The best one, and it’s one of the top remixes of all time, is when 4 Hero did “Black Gold of the Sun” for us for Nuyorican Soul. That's a great remix. We were so happy when we got that remix.
Have you been able to grow your fan base by people discovering your music through your remixes?
Yeah that happens all around the world. It's crazy because now, on Spotify, when you look up Louie Vega, it's got so much music of mine, so it's really wonderful that you're able to explore, you know what I mean? I'll tell you my Spotify story, because I just did this thing. You know the cabaret law in New York was repealed, right? I did this project called Dancing in New York 1926-2017 My publicist came up with this idea: He said, why don't you go and pick 91 songs for the 91 years the law was in place? So I did my homework. It's like I went to school, I learned so much about music from the ‘20s, ‘30s, and ‘40s that I never knew before, through my research on Spotify.
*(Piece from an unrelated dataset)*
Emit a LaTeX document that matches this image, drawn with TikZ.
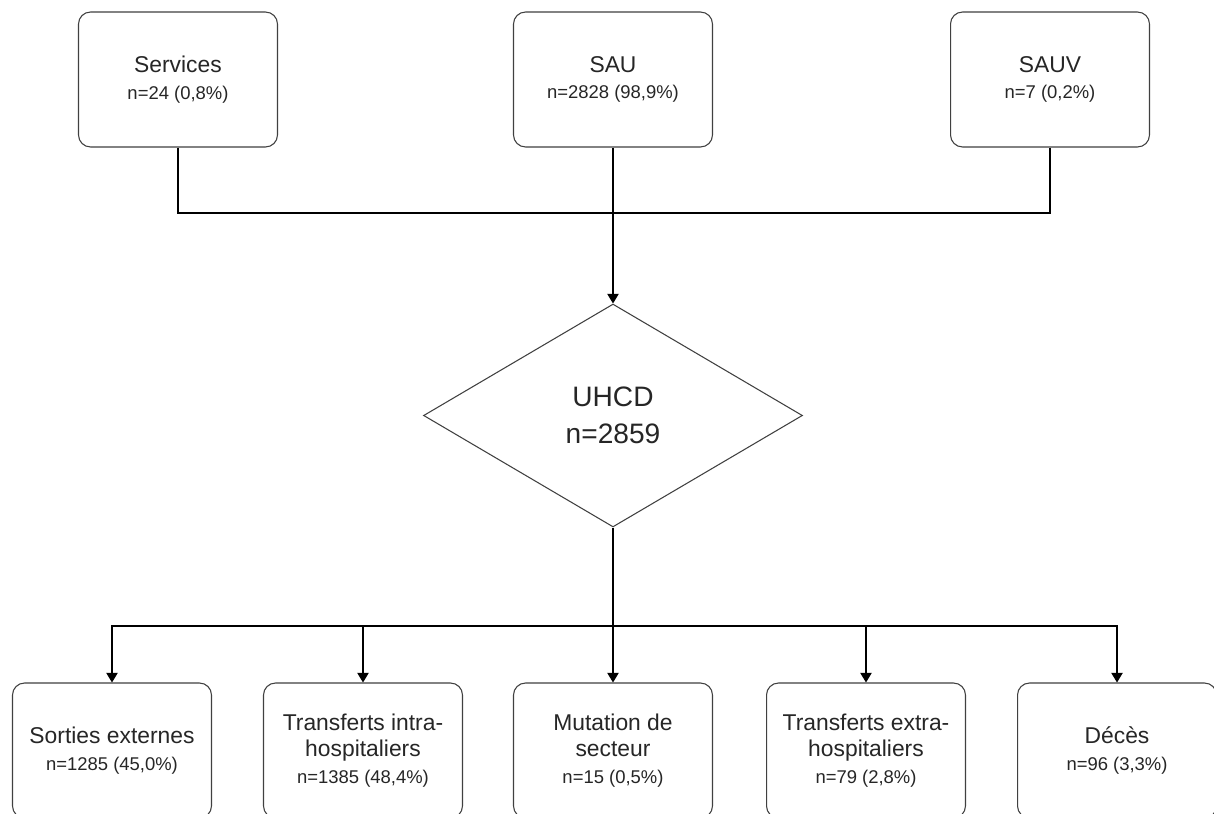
\documentclass[tikz,border=0pt]{standalone}
\usepackage{fontspec}
\setmainfont{Liberation Sans}
\usetikzlibrary{shapes.geometric,arrows.meta}
\newcommand{\effectif}[1]{{\fontsize{10.5}{15.5}\selectfont #1}}

\begin{document}
\begin{tikzpicture}[x=0.02cm,y=-0.02cm,
    boite/.style={draw=black!75,line width=0.6pt,rectangle,rounded corners=0.24cm,
      minimum width=3.98cm,minimum height=2.7cm,align=center,inner sep=2pt,
      font=\fontsize{13}{15.2}\selectfont,text=black!85},
    losange/.style={draw=black!75,line width=0.6pt,diamond,inner sep=0pt,
      minimum width=7.58cm,minimum height=4.46cm,align=center,
      font=\fontsize{16}{21}\selectfont,text=black!85},
    lien/.style={line width=0.6pt},
    fleche/.style={lien,-{Triangle[length=5.5pt,width=6.5pt]}}]
  \clip (0,0) rectangle (1214,814);
  \fill[white] (0,0) rectangle (1214,814);
  \node[boite] (serv) at (178,79.5) {Services\\\effectif{n=24 (0,8\%)}};
  \node[boite] (sau) at (613,79.5) {SAU\\\effectif{n=2828 (98,9\%)}};
  \node[boite] (sauv) at (1050,79.5) {SAUV\\\effectif{n=7 (0,2\%)}};
  \coordinate (merge) at (613,213);
  \node[losange] (uhcd) at (613,415.5) {UHCD\\n=2859};
  \coordinate (split) at (613,626);
  \node[boite] (sort) at (112,750.5) {Sorties externes\\\effectif{n=1285 (45,0\%)}};
  \node[boite] (intra) at (363,750.5) {Transferts intra-\\hospitaliers\\\effectif{n=1385 (48,4\%)}};
  \node[boite] (mut) at (613,750.5) {Mutation de\\secteur\\\effectif{n=15 (0,5\%)}};
  \node[boite] (extra) at (866,750.5) {Transferts extra-\\hospitaliers\\\effectif{n=79 (2,8\%)}};
  \node[boite] (dec) at (1117,750.5) {D\'ec\`es\\\effectif{n=96 (3,3\%)}};
  \draw[lien] (serv.south) |- (merge);
  \draw[lien] (sauv.south) |- (merge);
  \draw[fleche] (sau.south) -- (uhcd.north);
  \draw[lien] (uhcd.south) -- (split);
  \foreach \b in {sort,intra,mut,extra,dec}
    \draw[fleche] (split) -| (\b.north);
\end{tikzpicture}
\end{document}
And I created this playlist. It opened up a whole new world for me.
It's amazing to be able to go back over that many decades of music and teach other people about it. That archive is there at people's fingertips to explore, and to have people like you help make sense of it is really inspiring.
It's funny, because the music that I was picking, when I talked to friends that were schooled in this kind of music, they told me that those were game-changing songs. The ones I picked, at least a couple from each decade, had changed the music scene, which was kind of weird. I just happened to pick those songs from what was catching my ear, you know what I mean? As you skim through it, you can hear the changes—the sounds and recording quality and the orchestration, or how the music went downtempo then more uptempo, that kind of thing. You look at the music from the ‘20s and ‘30s and you see this big-band music that was like what house music is to us today. That was their dance music.